### EXERCISE INSTRUCTIONS
Extract everything from the first line through the line with "from matplotlib.transforms import", both ends included, except for any pictures.

**** SOURCE DATA

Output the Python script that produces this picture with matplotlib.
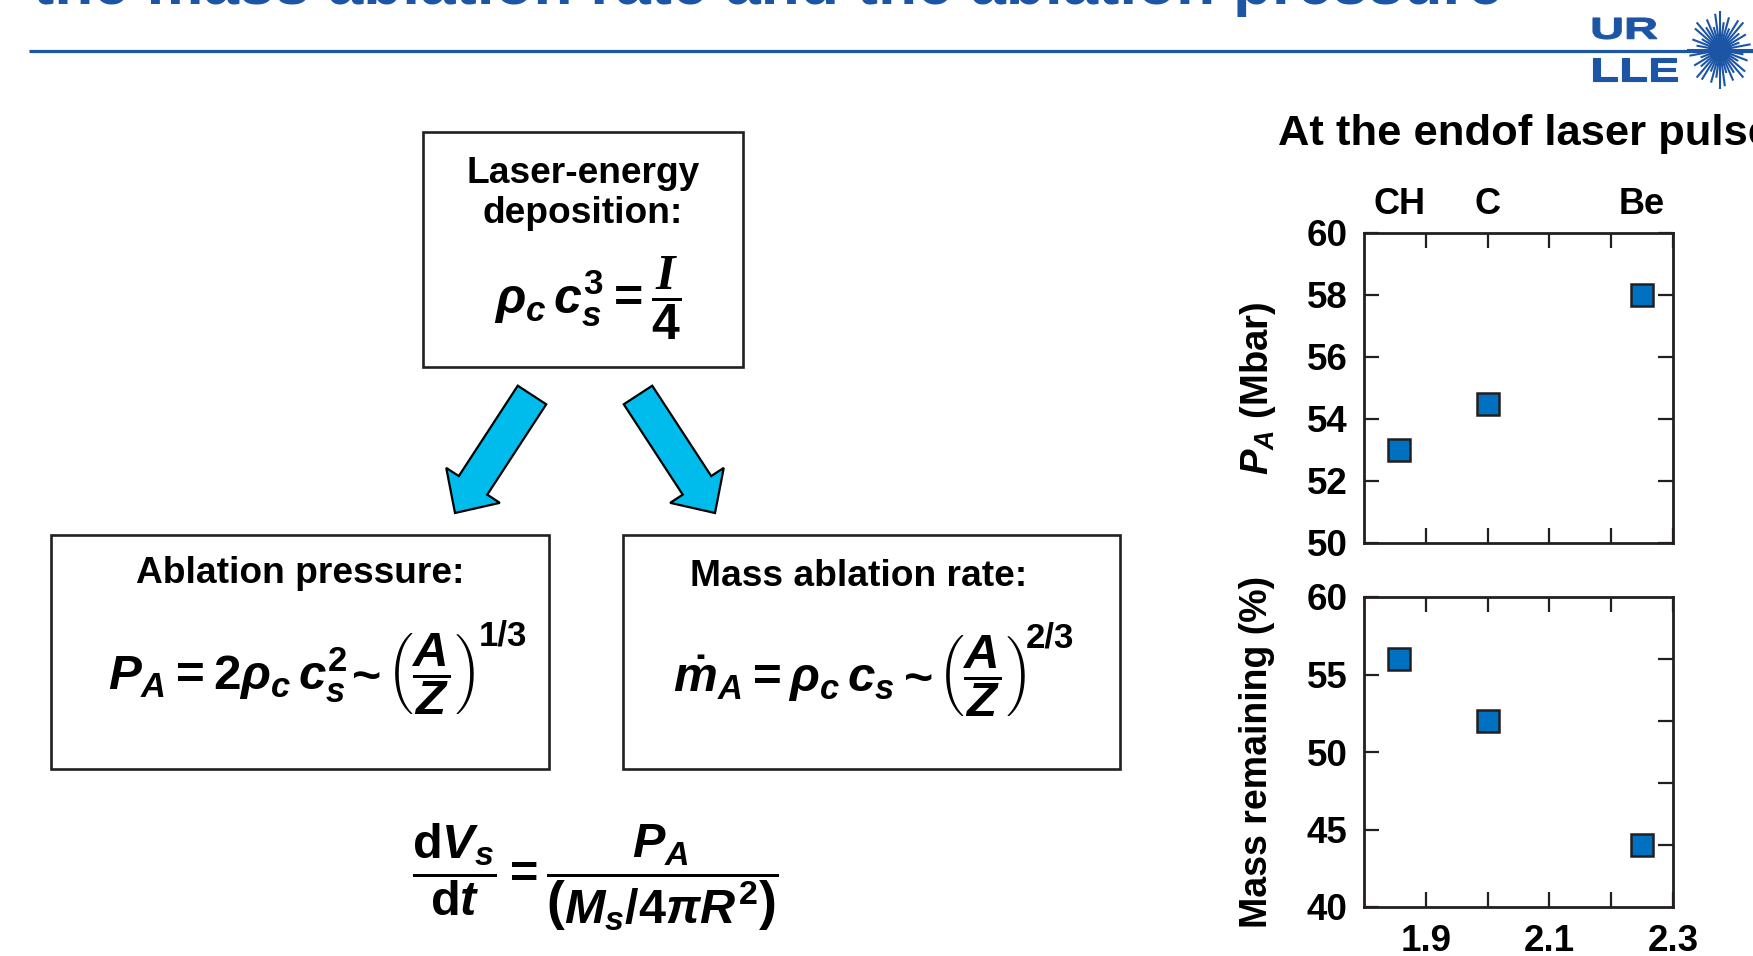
import numpy as np
import matplotlib
matplotlib.use("Agg")
import matplotlib.pyplot as plt
from matplotlib.patches import Rectangle, FancyArrow, Circle, PathPatch
from matplotlib.textpath import TextPath
from matplotlib.font_manager import FontProperties
from matplotlib.transforms import Affine2D, blended_transform_factory

# ----- Style -----
plt.rcParams['font.family'] = ['Liberation Sans', 'DejaVu Sans']
plt.rcParams['font.weight'] = 'bold'
plt.rcParams['mathtext.fontset'] = 'custom'
plt.rcParams['mathtext.rm'] = 'Liberation Sans:bold'
plt.rcParams['mathtext.it'] = 'Liberation Sans:bold:italic'
plt.rcParams['mathtext.bf'] = 'Liberation Sans:bold'
plt.rcParams['mathtext.sf'] = 'Liberation Sans:bold'
plt.rcParams['mathtext.cal'] = 'Liberation Serif:bold:italic'

# ----- Data -----
materials = ['CH', 'C', 'Be']
a_over_z = [1.857, 2.0, 2.25]
ablation_pressure = [53.0, 54.5, 58.0]   # Mbar
mass_remaining = [56.0, 52.0, 44.0]      # %

x_ticks = [1.9, 2.0, 2.1, 2.2, 2.3]
x_ticklabels = ['1.9', '', '2.1', '', '2.3']
p_ticks = [50, 52, 54, 56, 58, 60]
m_ticks = [40, 45, 50, 55, 60]
m_ticks_right = [44, 48, 52, 56]

BLUE = '#1d55a6'
CYAN = '#00bcec'
MARKER = '#0070c0'
INK = '#231f20'

W, H = 1753, 956
fig = plt.figure(figsize=(W / 100, H / 100), dpi=100)

# full-figure overlay in pixel coords (y down)
bg = fig.add_axes([0, 0, 1, 1])
bg.set_xlim(0, W)
bg.set_ylim(H, 0)
bg.axis('off')

# ----- Header -----
bg.text(33, 4, 'the mass ablation rate and the ablation pressure', color=BLUE,
        fontsize=46, fontweight='bold', ha='left', va='baseline')
bg.plot([29, W], [50.5, 50.5], color=BLUE, lw=2.3, solid_capstyle='butt')


def logo_text(s, x0, y0, x1, y1):
    tp = TextPath((0, 0), s, size=1, prop=FontProperties(family='Liberation Sans', weight='bold'))
    ext = tp.get_extents()
    sx = (x1 - x0) / ext.width
    sy = (y1 - y0) / ext.height
    tr = Affine2D().translate(-ext.x0, -ext.y0).scale(sx, -sy).translate(x0, y1)
    bg.add_patch(PathPatch(tr.transform_path(tp), fc=BLUE, ec=BLUE, lw=0.8))


logo_text('UR', 1593, 18, 1657, 39)
logo_text('LLE', 1593, 58, 1677, 81)
cx, cy = 1720, 50
ang = np.deg2rad(np.arange(0, 360, 9))
reach = np.tile([1.0, 0.72, 0.88, 0.62, 0.94], len(ang) // 5 + 1)[:len(ang)]
for a, r in zip(ang, reach):
    bg.plot([cx, cx + 33 * r * np.cos(a)], [cy, cy + 39 * r * np.sin(a)],
            color=BLUE, lw=1.5, solid_capstyle='butt')
bg.add_patch(Circle((cx, cy), 11, color=BLUE))

# ----- Boxes -----
box_kw = dict(fill=False, lw=1.9, ec=INK)
bg.add_patch(Rectangle((423, 132), 320, 235, **box_kw))
bg.add_patch(Rectangle((51, 535), 498, 234, **box_kw))
bg.add_patch(Rectangle((623, 535), 497, 234, **box_kw))

bg.text(583, 183, 'Laser-energy', fontsize=26.7, ha='center', va='baseline')
bg.text(583, 223, 'deposition:', fontsize=26.7, ha='center', va='baseline')
bg.text(588, 298, r'$\rho_c\, c_s^3 = \dfrac{\mathcal{I}}{4}$', fontsize=36, ha='center', va='center')


def scaling_formula(lhs, power, x_lhs, x_tilde, x_frac, x_pow, base, pow_base):
    bg.text(x_lhs, base, lhs, fontsize=35.5, ha='left', va='baseline')
    bg.text(x_tilde, base + 2, '~', fontsize=36, ha='center', va='baseline')
    bg.text(x_frac, base, r'$\left(\dfrac{A}{Z}\right)$', fontsize=35.5, ha='left', va='baseline')
    bg.text(x_pow, pow_base, power, fontsize=25, ha='left', va='baseline')


bg.text(300, 583, 'Ablation pressure:', fontsize=26.7, ha='center', va='baseline')
scaling_formula(r'$P_A = 2\rho_c\, c_s^2$', '1/3', 108, 367, 386, 479, 690, 645)

bg.text(859, 586, 'Mass ablation rate:', fontsize=26.7, ha='center', va='baseline')
scaling_formula(r'$\dot{m}_A = \rho_c\, c_s$', '2/3', 673, 919, 937, 1026, 692, 647)

bg.text(595, 877, r'$\dfrac{\mathrm{d}V_s}{\mathrm{d}t} = \dfrac{P_A}{\left(M_s/4\pi R^2\right)}$',
        fontsize=35, ha='center', va='center')

# ----- Arrows -----
arrow_kw = dict(width=34, head_width=64, head_length=33, length_includes_head=True,
                fc=CYAN, ec='black', lw=1.6)
bg.add_patch(FancyArrow(532, 395, 455 - 532, 513 - 395, **arrow_kw))
bg.add_patch(FancyArrow(638, 395, 715 - 638, 513 - 395, **arrow_kw))

# ----- Scatter panels -----
bg.text(1278, 145, 'At the endof laser pulse', fontsize=31.3, ha='left', va='baseline')


def style_axes(ax):
    for sp in ax.spines.values():
        sp.set_linewidth(2.0)
        sp.set_color(INK)
    ax.tick_params(direction='in', length=11, width=1.6, color=INK, labelsize=26.5,
                   pad=12, top=True, right=True)
    for lab in ax.get_xticklabels() + ax.get_yticklabels():
        lab.set_fontweight('bold')


ax1 = fig.add_axes([1364 / W, 1 - 543 / H, 309 / W, 310 / H])
ax1.plot(a_over_z, ablation_pressure, 's', ms=16, mfc=MARKER, mec=INK, mew=1.8)
ax1.set_xlim(1.8, 2.3)
ax1.set_ylim(50, 60)
ax1.set_xticks(x_ticks)
ax1.set_xticklabels([])
ax1.set_yticks(p_ticks)
style_axes(ax1)
tr = blended_transform_factory(ax1.transData, ax1.transAxes)
for name, xv in zip(materials, a_over_z):
    ax1.text(xv, 1.06, name, transform=tr, fontsize=26, fontweight='bold',
             ha='center', va='baseline')
bg.text(1258, 388, r'$P_A$ (Mbar)', fontsize=27.5, rotation=90, ha='center', va='center')

ax2 = fig.add_axes([1364 / W, 1 - 907 / H, 309 / W, 310 / H])
ax2.plot(a_over_z, mass_remaining, 's', ms=16, mfc=MARKER, mec=INK, mew=1.8)
ax2.set_xlim(1.8, 2.3)
ax2.set_ylim(40, 60)
ax2.set_xticks(x_ticks)
ax2.set_xticklabels(x_ticklabels)
ax2.set_yticks(m_ticks)
style_axes(ax2)
ax2.tick_params(right=False)
ax2r = ax2.twinx()
ax2r.set_ylim(40, 60)
ax2r.set_yticks(m_ticks_right)
ax2r.tick_params(direction='in', length=11, width=1.6, color=INK, labelright=False)
for sp in ax2r.spines.values():
    sp.set_visible(False)
bg.text(1257, 752, 'Mass remaining (%)', fontsize=27, rotation=90, ha='center', va='center')

fig.savefig('out.png', dpi=100)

********

### PROBLEM SOLUTION
Output the Python script that produces this picture with matplotlib.
import numpy as np
import matplotlib
matplotlib.use("Agg")
import matplotlib.pyplot as plt
from matplotlib.patches import Rectangle, FancyArrow, Circle, PathPatch
from matplotlib.textpath import TextPath
from matplotlib.font_manager import FontProperties
from matplotlib.transforms import Affine2D, blended_transform_factory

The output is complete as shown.